While Rebecca French, currently serving as manager, has poured her heart and soul into improving the center, she couldn’t eliminate operating losses.

But is it possible to run the center without a deficit? And what is better: cutting costs, even if that means limiting events and letting the building deteriorate, or maintaining the facility and focusing on bringing more visitors, events and industries to Coffee County?

While $300,000 or $400,000 may seem a substantial deficit, the value the center brings outweighs the expense. The center employs dozens of locals. An MTSU study- while it has been questioned – shows the benefits related to tax revenue surpass the costs. According to the study, the center contributed approximately $4.7 million in business revenue to the county in 2016. Even if that number is inflated, the returns certainly exceed the investment. Again, the question is not if the center should operate, the question is how. And the answer is: it should operate with accountability and transparency, which the new contract must ensure.

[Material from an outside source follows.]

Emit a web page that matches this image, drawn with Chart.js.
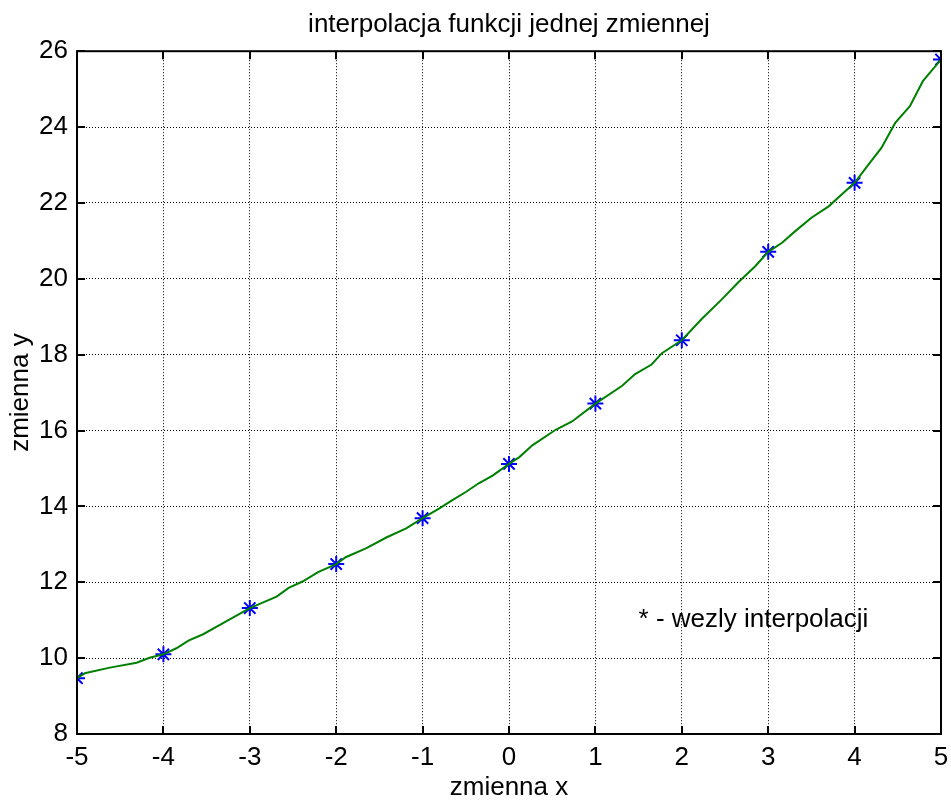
<!DOCTYPE html>
<html>
<head>
<meta charset="utf-8">
<title>interpolacja funkcji jednej zmiennej</title>
<script src="https://cdn.jsdelivr.net/npm/chart.js@4/dist/chart.umd.min.js"></script>
<style>
  html, body { margin: 0; padding: 0; background: #ffffff; }
  #chart { display: block; }
</style>
</head>
<body>
<canvas id="chart" width="951" height="803"></canvas>
<script>
// Interpolation nodes (blue stars)
const nodeX = [-5, -4, -3, -2, -1, 0, 1, 2, 3, 4, 5];
const nodeY = [9.47, 10.10, 11.32, 12.48, 13.69, 15.12, 16.71, 18.38, 20.71, 22.53, 25.78];

// Interpolating curve (green line)
const curveX = [-5.00, -4.91, -4.62, -4.31, -4.16, -4.00, -3.85, -3.71, -3.54, -3.31,
                -3.00, -2.69, -2.55, -2.39, -2.21, -2.00, -1.89, -1.65, -1.42, -1.19,
                -1.00, -0.81, -0.65, -0.50, -0.35, -0.19, 0.00, 0.12, 0.27, 0.54,
                0.73, 1.00, 1.31, 1.46, 1.65, 1.77, 2.00, 2.23, 2.46, 2.66,
                2.85, 3.00, 3.16, 3.31, 3.50, 3.70, 3.85, 4.00, 4.16, 4.31,
                4.47, 4.64, 4.79, 5.00];
const curveY = [9.47, 9.60, 9.75, 9.88, 10.01, 10.10, 10.26, 10.46, 10.63, 10.92,
                11.32, 11.62, 11.85, 12.02, 12.27, 12.48, 12.66, 12.90, 13.18, 13.42,
                13.69, 13.94, 14.17, 14.38, 14.61, 14.81, 15.12, 15.30, 15.61, 16.02,
                16.24, 16.71, 17.18, 17.49, 17.74, 18.04, 18.38, 18.94, 19.45, 19.92,
                20.33, 20.71, 20.95, 21.25, 21.61, 21.91, 22.22, 22.53, 23.01, 23.45,
                24.11, 24.55, 25.21, 25.78];

// Axis ranges and tick steps
const xRange = [-5, 5];
const yRange = [8, 26];
const xStep = 1;
const yStep = 2;

// Texts
const titleText = 'interpolacja funkcji jednej zmiennej';
const xLabel = 'zmienna x';
const yLabel = 'zmienna y';
const noteText = '* - wezly interpolacji';
const notePos = { x: 1.5, y: 11 };

const FONT = '"Liberation Sans", Arial, Helvetica, sans-serif';
const FONT_SIZE = 26;

const curvePoints = curveX.map((x, i) => ({ x: x, y: curveY[i] }));
const nodePoints = nodeX.map((x, i) => ({ x: x, y: nodeY[i] }));

// Axes box with inward tick marks on all four sides, plus the note text
const boxPlugin = {
  id: 'boxPlugin',
  afterDatasetsDraw(chart) {
    const ctx = chart.ctx;
    const xs = chart.scales.x;
    const ys = chart.scales.y;
    ctx.save();
    ctx.fillStyle = '#000';
    ctx.font = FONT_SIZE + 'px ' + FONT;
    ctx.textAlign = 'left';
    ctx.textBaseline = 'middle';
    ctx.fillText(noteText, xs.getPixelForValue(notePos.x), ys.getPixelForValue(notePos.y));
    ctx.restore();
  },
  afterDraw(chart) {
    const ctx = chart.ctx;
    const { left, right, top, bottom } = chart.chartArea;
    const xs = chart.scales.x;
    const ys = chart.scales.y;
    const tl = 8;
    ctx.save();
    ctx.strokeStyle = '#000';
    ctx.lineWidth = 2;
    ctx.beginPath();
    xs.ticks.forEach(t => {
      const px = Math.round(xs.getPixelForValue(t.value));
      ctx.moveTo(px, bottom); ctx.lineTo(px, bottom - tl);
      ctx.moveTo(px, top); ctx.lineTo(px, top + tl);
    });
    ys.ticks.forEach(t => {
      const py = Math.round(ys.getPixelForValue(t.value));
      ctx.moveTo(left, py); ctx.lineTo(left + tl, py);
      ctx.moveTo(right, py); ctx.lineTo(right - tl, py);
    });
    ctx.stroke();
    ctx.strokeRect(left, top, right - left, bottom - top);
    ctx.restore();
  }
};

new Chart(document.getElementById('chart'), {
  type: 'scatter',
  data: {
    datasets: [
      {
        label: 'interpolacja',
        data: curvePoints,
        showLine: true,
        borderColor: 'rgb(0,128,0)',
        borderWidth: 2,
        pointRadius: 0,
        tension: 0,
        fill: false
      },
      {
        label: 'wezly',
        data: nodePoints,
        showLine: false,
        pointStyle: 'star',
        pointRadius: 8,
        borderColor: 'rgb(0,0,255)',
        backgroundColor: 'rgb(0,0,255)',
        pointBorderWidth: 2
      }
    ]
  },
  options: {
    responsive: false,
    animation: false,
    devicePixelRatio: 1,
    layout: { padding: { left: 0, right: 8, top: 0, bottom: 0 } },
    plugins: {
      legend: { display: false },
      tooltip: { enabled: false },
      title: {
        display: true,
        text: titleText,
        fullSize: false,
        color: '#000',
        font: { family: FONT, size: FONT_SIZE, weight: 'normal' },
        padding: { top: 9, bottom: 11 }
      }
    },
    scales: {
      x: {
        type: 'linear',
        min: xRange[0],
        max: xRange[1],
        afterFit(scale) {
          scale.height = 69;
          scale.paddingLeft = 0;
          scale.paddingRight = 0;
        },
        ticks: {
          stepSize: xStep,
          color: '#000',
          padding: 8,
          font: { family: FONT, size: FONT_SIZE }
        },
        grid: { color: '#000', lineWidth: 1, drawTicks: false },
        border: { display: false, dash: [1, 2] },
        title: {
          display: true,
          text: xLabel,
          color: '#000',
          font: { family: FONT, size: FONT_SIZE },
          padding: { top: 0, bottom: 0 }
        }
      },
      y: {
        type: 'linear',
        min: yRange[0],
        max: yRange[1],
        afterFit(scale) {
          scale.width = 77;
          scale.paddingTop = 0;
          scale.paddingBottom = 0;
        },
        ticks: {
          stepSize: yStep,
          color: '#000',
          padding: 9,
          font: { family: FONT, size: FONT_SIZE }
        },
        grid: { color: '#000', lineWidth: 1, drawTicks: false },
        border: { display: false, dash: [1, 2] },
        title: {
          display: true,
          text: yLabel,
          color: '#000',
          font: { family: FONT, size: FONT_SIZE },
          padding: { top: 5, bottom: 0 }
        }
      }
    }
  },
  plugins: [boxPlugin]
});
</script>
</body>
</html>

Instead of seeing the conference center as a business, you can consider it as a facility improving the lifestyle and opportunities of Coffee County residents – just like the libraries and the recreation center do – and they are funded by local taxpayers. The difference is that the libraries and the recreation center must answer to county and city officials, while PBA members don’t, and that infuriates locals more than the fact that they have to financially support the facility.

That’s why the new contract must lay a foundation for better relationships that would lead to successful operations at the center, which will ensure a flourishing community.